INSTRUCTIONS FOR THE TASK — Using the material below, repeat exactly the lines from the one with "Clone this chart in React, TypeScript" through the one with "import * as d3 from 'd3';", ends included, without any images.

──────────────────────────────

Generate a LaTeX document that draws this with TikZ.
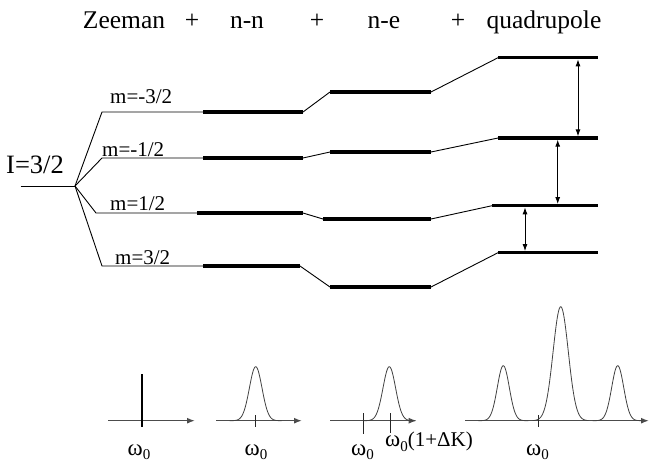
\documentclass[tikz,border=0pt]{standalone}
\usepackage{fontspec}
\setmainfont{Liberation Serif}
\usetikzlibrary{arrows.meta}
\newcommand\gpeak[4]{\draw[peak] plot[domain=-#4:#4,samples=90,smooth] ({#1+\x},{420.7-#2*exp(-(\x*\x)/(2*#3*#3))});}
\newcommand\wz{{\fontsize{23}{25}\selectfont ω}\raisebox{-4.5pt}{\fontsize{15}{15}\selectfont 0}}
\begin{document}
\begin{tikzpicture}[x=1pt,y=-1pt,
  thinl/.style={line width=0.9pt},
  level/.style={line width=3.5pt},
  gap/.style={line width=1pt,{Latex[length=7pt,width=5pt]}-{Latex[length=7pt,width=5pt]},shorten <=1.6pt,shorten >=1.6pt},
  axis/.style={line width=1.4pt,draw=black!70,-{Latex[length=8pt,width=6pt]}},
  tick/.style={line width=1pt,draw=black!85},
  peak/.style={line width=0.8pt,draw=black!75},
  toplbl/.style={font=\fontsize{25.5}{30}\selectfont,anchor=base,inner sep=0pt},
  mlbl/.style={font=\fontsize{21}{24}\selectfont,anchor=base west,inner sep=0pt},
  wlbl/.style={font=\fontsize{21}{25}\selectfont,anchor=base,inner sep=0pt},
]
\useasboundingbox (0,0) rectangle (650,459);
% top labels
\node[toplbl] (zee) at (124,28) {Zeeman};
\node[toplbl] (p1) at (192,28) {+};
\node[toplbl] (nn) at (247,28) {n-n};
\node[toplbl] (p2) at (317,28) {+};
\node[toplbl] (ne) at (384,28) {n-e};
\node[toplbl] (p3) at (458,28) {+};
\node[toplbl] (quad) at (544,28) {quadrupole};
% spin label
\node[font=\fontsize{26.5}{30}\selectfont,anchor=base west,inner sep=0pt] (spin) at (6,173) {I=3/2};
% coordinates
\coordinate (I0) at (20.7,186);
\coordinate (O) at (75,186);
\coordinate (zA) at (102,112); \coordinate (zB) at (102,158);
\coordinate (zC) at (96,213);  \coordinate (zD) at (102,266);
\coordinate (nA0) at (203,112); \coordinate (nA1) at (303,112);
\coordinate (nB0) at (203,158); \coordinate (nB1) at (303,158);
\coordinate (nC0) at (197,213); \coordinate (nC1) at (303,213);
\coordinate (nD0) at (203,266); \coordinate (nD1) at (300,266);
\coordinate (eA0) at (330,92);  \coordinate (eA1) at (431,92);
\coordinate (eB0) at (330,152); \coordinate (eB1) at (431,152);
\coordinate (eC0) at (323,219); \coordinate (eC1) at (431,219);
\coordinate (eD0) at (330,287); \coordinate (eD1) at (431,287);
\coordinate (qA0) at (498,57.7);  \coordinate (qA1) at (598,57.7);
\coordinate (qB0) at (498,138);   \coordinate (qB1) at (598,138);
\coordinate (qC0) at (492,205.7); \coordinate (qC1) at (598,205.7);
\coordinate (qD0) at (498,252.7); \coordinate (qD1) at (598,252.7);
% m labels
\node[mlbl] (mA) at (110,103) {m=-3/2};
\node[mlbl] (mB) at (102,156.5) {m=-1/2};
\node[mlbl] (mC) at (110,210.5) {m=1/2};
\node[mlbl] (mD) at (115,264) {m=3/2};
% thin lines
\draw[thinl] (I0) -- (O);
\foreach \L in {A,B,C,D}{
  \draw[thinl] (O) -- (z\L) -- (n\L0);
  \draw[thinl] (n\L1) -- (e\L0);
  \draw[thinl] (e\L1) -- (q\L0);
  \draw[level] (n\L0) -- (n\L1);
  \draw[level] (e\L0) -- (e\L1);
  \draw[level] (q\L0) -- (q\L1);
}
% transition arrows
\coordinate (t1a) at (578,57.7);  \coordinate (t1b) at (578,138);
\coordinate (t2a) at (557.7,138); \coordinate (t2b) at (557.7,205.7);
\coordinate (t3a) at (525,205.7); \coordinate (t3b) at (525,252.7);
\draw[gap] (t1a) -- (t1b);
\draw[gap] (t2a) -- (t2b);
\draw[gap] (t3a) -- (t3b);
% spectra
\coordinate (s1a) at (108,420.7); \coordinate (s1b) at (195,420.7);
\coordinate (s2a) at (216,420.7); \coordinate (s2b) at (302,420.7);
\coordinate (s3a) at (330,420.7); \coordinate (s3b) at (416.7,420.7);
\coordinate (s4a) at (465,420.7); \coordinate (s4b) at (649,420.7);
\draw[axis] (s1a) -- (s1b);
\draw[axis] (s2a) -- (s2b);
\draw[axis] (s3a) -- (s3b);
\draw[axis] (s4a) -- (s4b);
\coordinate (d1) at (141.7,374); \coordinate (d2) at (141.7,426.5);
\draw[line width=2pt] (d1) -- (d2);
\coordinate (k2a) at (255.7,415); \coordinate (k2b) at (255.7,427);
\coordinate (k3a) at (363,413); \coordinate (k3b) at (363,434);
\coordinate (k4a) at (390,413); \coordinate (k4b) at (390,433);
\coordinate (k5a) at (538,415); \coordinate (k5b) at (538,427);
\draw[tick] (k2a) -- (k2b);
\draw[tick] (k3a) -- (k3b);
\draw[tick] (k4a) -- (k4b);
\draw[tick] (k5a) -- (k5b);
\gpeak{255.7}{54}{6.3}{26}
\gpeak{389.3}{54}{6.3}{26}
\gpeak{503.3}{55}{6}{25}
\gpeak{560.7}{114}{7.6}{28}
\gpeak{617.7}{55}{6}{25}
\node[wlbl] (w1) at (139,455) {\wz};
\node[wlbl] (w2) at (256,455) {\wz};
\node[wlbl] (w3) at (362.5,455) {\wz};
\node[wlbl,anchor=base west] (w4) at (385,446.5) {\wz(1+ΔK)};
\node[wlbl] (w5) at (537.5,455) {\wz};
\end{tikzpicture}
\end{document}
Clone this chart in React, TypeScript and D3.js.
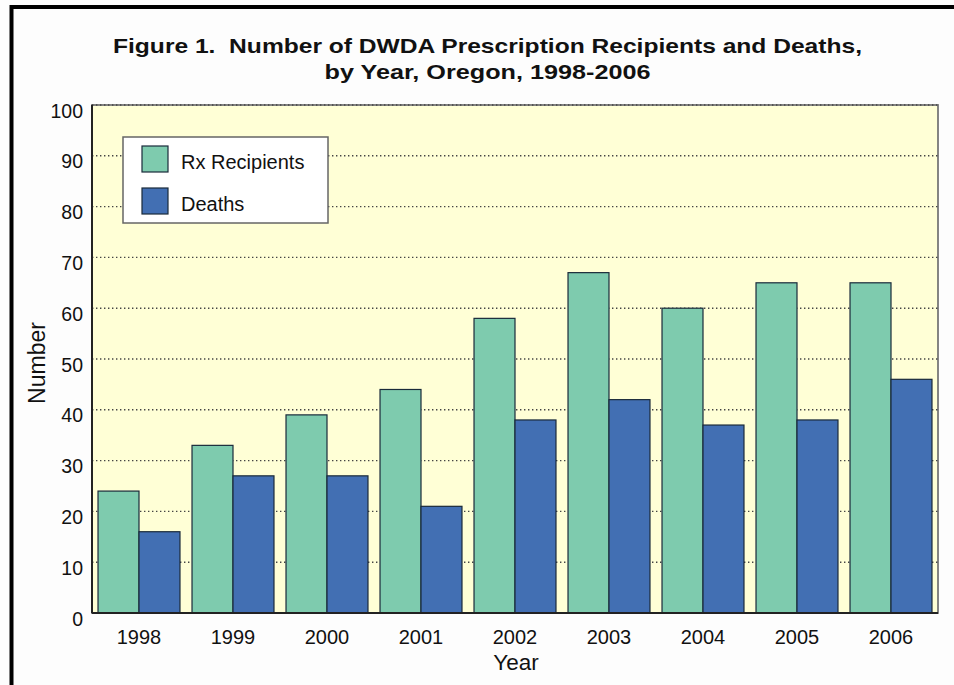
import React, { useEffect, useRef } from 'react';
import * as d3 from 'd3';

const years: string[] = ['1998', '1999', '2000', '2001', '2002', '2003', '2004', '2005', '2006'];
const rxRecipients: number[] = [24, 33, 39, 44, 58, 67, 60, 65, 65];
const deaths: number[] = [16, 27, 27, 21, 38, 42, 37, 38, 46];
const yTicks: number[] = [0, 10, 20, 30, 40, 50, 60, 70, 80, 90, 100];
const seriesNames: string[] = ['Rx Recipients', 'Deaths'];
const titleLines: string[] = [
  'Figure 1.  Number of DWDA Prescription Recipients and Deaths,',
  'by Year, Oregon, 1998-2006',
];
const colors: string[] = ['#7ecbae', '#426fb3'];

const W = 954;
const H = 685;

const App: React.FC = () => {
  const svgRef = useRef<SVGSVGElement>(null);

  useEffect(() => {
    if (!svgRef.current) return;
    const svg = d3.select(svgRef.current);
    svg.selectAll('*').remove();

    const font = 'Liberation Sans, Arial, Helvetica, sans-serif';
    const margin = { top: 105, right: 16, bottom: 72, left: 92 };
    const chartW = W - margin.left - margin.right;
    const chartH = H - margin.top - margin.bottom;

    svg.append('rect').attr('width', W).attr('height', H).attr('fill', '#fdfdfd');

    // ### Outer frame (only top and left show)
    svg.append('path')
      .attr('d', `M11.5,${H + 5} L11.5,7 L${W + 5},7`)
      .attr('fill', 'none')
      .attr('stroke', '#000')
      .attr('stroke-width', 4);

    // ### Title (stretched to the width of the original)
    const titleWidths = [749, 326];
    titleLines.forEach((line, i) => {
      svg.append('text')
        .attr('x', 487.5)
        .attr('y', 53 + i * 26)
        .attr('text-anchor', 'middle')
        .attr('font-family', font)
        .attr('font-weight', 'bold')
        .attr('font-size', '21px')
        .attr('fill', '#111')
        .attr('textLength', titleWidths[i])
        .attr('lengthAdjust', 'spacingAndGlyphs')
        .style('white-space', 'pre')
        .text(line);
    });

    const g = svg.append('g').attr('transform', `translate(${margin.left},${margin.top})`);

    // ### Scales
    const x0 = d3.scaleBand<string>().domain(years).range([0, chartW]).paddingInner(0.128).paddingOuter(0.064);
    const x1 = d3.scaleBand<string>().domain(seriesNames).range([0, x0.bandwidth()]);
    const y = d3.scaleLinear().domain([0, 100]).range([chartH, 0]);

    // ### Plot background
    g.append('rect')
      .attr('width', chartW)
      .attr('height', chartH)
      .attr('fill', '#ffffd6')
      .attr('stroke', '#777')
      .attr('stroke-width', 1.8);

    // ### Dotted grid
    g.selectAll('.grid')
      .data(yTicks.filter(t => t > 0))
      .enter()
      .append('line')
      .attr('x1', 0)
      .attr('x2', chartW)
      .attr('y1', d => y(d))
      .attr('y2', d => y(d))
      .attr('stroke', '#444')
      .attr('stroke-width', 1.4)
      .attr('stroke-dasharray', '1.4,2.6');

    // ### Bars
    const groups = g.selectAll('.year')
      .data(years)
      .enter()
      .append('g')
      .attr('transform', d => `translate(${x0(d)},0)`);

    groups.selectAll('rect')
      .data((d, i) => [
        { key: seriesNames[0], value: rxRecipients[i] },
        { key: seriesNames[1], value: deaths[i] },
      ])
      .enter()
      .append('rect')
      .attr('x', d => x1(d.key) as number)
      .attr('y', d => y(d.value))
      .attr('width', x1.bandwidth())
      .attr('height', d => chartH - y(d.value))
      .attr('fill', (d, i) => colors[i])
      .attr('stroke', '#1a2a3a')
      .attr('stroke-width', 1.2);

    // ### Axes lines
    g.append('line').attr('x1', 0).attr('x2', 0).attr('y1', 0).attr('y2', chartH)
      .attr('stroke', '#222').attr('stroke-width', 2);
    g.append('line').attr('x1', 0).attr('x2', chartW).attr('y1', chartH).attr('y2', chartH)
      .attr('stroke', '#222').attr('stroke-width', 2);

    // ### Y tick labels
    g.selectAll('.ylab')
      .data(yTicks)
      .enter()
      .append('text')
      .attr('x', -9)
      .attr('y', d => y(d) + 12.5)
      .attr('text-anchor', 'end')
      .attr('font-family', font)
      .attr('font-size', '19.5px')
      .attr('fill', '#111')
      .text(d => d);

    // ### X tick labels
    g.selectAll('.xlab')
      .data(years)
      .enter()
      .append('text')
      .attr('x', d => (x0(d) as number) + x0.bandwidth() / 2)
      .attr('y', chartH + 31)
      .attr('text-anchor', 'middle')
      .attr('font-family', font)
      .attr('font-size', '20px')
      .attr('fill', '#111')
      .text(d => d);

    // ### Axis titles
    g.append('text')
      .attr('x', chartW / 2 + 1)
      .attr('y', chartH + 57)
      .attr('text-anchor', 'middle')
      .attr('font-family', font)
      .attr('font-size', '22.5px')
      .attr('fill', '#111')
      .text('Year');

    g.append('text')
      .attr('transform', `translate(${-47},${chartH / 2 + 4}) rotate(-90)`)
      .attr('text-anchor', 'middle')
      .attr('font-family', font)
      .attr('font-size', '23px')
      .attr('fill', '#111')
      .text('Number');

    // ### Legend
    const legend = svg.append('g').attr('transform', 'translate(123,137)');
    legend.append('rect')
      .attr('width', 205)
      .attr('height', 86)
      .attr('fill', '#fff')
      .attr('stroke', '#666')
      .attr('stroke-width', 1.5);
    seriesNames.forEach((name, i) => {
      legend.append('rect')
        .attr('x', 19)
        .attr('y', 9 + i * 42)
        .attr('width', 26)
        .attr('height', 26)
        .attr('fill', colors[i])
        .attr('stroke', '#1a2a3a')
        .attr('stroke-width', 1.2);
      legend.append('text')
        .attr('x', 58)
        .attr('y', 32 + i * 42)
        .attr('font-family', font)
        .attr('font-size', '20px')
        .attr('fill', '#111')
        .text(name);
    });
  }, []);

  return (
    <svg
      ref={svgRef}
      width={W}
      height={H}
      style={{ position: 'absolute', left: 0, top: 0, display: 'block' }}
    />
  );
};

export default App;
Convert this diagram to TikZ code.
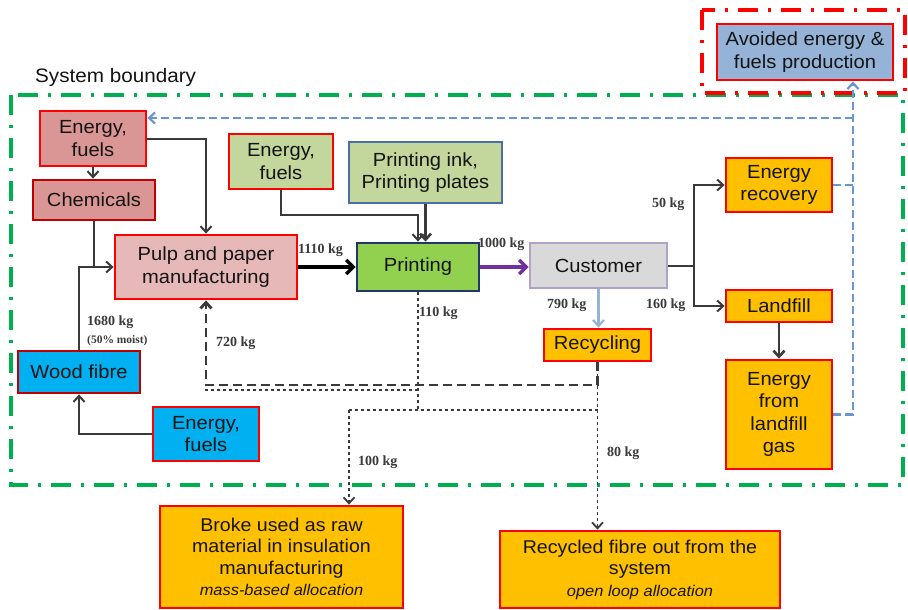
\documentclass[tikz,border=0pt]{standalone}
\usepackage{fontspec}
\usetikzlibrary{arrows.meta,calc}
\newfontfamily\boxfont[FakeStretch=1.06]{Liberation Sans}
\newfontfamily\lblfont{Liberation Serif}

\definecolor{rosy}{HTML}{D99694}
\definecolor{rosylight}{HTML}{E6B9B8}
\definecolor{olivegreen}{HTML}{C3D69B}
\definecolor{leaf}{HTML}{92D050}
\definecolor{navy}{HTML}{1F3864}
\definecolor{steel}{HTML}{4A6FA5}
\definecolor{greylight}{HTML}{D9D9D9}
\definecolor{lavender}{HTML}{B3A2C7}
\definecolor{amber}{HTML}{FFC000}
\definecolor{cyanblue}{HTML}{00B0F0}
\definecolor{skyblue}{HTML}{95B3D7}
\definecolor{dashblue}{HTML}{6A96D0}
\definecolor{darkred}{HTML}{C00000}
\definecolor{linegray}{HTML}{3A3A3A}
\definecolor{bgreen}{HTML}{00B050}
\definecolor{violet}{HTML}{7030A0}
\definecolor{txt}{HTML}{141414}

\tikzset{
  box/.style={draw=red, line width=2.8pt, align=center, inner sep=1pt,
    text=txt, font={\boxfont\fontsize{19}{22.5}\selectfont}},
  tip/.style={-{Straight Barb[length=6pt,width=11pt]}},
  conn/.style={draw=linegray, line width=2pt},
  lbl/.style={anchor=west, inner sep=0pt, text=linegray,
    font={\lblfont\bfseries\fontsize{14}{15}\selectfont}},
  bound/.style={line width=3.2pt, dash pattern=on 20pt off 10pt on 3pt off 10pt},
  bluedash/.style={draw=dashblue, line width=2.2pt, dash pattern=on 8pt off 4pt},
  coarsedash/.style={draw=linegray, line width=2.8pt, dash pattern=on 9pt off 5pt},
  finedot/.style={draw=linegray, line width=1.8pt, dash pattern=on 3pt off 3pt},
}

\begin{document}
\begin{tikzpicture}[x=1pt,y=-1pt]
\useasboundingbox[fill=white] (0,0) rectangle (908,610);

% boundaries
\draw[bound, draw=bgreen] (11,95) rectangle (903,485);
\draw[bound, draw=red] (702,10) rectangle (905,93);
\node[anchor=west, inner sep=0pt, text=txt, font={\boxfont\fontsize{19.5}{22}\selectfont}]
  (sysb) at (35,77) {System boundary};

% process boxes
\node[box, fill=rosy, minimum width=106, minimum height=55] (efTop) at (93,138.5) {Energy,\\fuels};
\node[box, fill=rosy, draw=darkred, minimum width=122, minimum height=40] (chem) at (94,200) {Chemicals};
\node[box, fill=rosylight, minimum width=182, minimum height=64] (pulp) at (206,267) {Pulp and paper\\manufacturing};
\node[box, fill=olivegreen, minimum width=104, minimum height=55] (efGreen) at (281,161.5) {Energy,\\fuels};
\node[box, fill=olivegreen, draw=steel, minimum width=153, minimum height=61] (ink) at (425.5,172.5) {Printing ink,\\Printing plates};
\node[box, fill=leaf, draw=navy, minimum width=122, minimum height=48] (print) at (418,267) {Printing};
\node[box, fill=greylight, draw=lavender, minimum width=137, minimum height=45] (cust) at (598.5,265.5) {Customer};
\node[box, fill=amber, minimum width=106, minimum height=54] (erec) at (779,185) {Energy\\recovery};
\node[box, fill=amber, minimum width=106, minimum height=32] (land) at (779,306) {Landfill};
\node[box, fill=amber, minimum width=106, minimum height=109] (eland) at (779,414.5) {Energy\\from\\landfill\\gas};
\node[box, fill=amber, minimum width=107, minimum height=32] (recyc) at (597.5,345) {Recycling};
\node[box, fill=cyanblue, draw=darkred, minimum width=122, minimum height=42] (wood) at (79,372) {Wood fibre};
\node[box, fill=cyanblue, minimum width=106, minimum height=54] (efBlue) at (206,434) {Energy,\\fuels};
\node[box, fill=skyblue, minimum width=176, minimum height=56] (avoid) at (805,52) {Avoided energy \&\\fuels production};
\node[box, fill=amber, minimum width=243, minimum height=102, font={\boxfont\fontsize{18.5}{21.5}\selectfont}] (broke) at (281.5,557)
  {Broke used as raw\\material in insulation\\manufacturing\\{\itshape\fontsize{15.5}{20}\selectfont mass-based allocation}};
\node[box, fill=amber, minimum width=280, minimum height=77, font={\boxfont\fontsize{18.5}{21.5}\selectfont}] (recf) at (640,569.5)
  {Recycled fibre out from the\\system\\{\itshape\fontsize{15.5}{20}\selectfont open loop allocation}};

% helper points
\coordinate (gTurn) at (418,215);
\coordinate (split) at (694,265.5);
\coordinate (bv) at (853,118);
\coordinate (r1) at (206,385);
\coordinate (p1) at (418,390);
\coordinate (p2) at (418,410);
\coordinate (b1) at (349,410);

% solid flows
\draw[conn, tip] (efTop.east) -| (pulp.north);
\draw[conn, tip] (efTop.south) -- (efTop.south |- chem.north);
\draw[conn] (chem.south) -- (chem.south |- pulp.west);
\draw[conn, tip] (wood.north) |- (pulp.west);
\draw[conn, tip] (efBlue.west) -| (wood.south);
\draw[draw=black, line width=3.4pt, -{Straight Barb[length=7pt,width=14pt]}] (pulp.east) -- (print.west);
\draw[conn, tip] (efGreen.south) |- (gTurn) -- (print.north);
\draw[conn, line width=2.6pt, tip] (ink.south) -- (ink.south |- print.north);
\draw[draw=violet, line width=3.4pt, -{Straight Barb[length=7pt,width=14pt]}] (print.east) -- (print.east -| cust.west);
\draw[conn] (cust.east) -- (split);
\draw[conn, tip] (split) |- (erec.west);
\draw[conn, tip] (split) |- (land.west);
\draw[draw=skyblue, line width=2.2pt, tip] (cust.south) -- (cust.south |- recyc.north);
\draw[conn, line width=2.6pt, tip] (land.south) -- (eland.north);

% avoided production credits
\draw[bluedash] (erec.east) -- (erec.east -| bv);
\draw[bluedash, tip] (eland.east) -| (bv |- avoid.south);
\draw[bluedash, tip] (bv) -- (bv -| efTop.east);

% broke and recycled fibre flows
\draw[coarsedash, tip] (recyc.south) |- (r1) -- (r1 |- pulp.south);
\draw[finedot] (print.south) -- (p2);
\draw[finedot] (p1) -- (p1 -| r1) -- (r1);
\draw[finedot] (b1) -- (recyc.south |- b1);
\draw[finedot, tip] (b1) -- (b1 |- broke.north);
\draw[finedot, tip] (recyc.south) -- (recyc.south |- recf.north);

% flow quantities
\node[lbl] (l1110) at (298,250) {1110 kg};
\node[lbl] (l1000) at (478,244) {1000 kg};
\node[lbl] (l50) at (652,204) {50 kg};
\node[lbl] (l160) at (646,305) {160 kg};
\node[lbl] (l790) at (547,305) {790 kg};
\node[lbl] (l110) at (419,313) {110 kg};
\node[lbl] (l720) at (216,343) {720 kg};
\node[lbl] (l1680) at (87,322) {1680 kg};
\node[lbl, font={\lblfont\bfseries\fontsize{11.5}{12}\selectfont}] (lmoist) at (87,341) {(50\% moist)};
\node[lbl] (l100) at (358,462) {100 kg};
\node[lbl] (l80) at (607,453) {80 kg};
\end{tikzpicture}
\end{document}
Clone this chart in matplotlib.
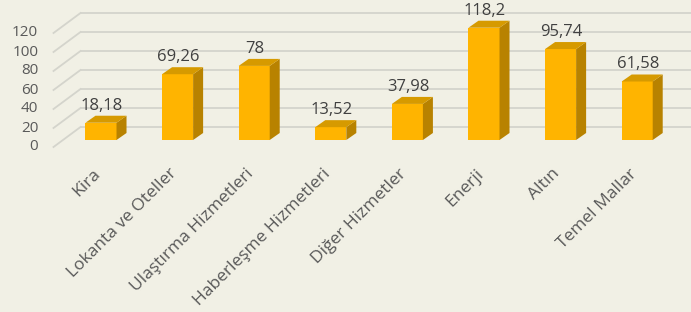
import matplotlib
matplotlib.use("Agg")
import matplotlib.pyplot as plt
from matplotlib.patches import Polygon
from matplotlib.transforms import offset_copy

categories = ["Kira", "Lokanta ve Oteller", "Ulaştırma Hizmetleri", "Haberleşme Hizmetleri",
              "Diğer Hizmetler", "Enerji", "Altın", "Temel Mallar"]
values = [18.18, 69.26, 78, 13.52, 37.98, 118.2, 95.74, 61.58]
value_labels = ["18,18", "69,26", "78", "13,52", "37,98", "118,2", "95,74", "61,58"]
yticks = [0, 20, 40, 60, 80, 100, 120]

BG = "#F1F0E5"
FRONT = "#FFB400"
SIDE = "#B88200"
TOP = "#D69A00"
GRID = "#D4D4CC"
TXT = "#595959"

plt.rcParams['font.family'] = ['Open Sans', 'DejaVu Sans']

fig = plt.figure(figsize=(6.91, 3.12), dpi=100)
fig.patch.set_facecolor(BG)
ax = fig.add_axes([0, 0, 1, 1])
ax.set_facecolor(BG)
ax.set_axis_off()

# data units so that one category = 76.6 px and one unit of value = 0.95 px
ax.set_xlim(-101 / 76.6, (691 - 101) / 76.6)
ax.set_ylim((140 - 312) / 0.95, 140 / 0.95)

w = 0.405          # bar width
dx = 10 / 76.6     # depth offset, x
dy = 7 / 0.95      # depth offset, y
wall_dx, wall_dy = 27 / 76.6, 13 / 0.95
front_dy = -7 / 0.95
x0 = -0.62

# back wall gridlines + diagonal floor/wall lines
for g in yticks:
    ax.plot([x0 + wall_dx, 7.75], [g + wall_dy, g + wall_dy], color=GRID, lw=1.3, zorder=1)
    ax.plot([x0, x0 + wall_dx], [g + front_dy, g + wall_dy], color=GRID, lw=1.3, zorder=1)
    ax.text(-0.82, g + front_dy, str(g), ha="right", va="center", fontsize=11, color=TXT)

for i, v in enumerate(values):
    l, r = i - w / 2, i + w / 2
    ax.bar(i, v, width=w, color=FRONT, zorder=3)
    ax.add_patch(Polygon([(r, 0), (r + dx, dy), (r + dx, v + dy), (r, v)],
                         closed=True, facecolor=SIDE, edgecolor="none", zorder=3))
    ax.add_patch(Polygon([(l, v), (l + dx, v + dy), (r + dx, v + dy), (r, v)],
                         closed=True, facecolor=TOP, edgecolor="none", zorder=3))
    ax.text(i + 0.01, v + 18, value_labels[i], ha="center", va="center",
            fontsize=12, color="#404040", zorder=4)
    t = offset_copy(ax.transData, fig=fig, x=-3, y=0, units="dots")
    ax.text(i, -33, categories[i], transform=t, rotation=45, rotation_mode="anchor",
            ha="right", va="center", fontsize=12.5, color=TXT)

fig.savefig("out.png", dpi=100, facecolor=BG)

──────────────────────────────

ANSWER —
Clone this chart in React, TypeScript and D3.js.
import React, { useEffect, useRef } from 'react';
import * as d3 from 'd3';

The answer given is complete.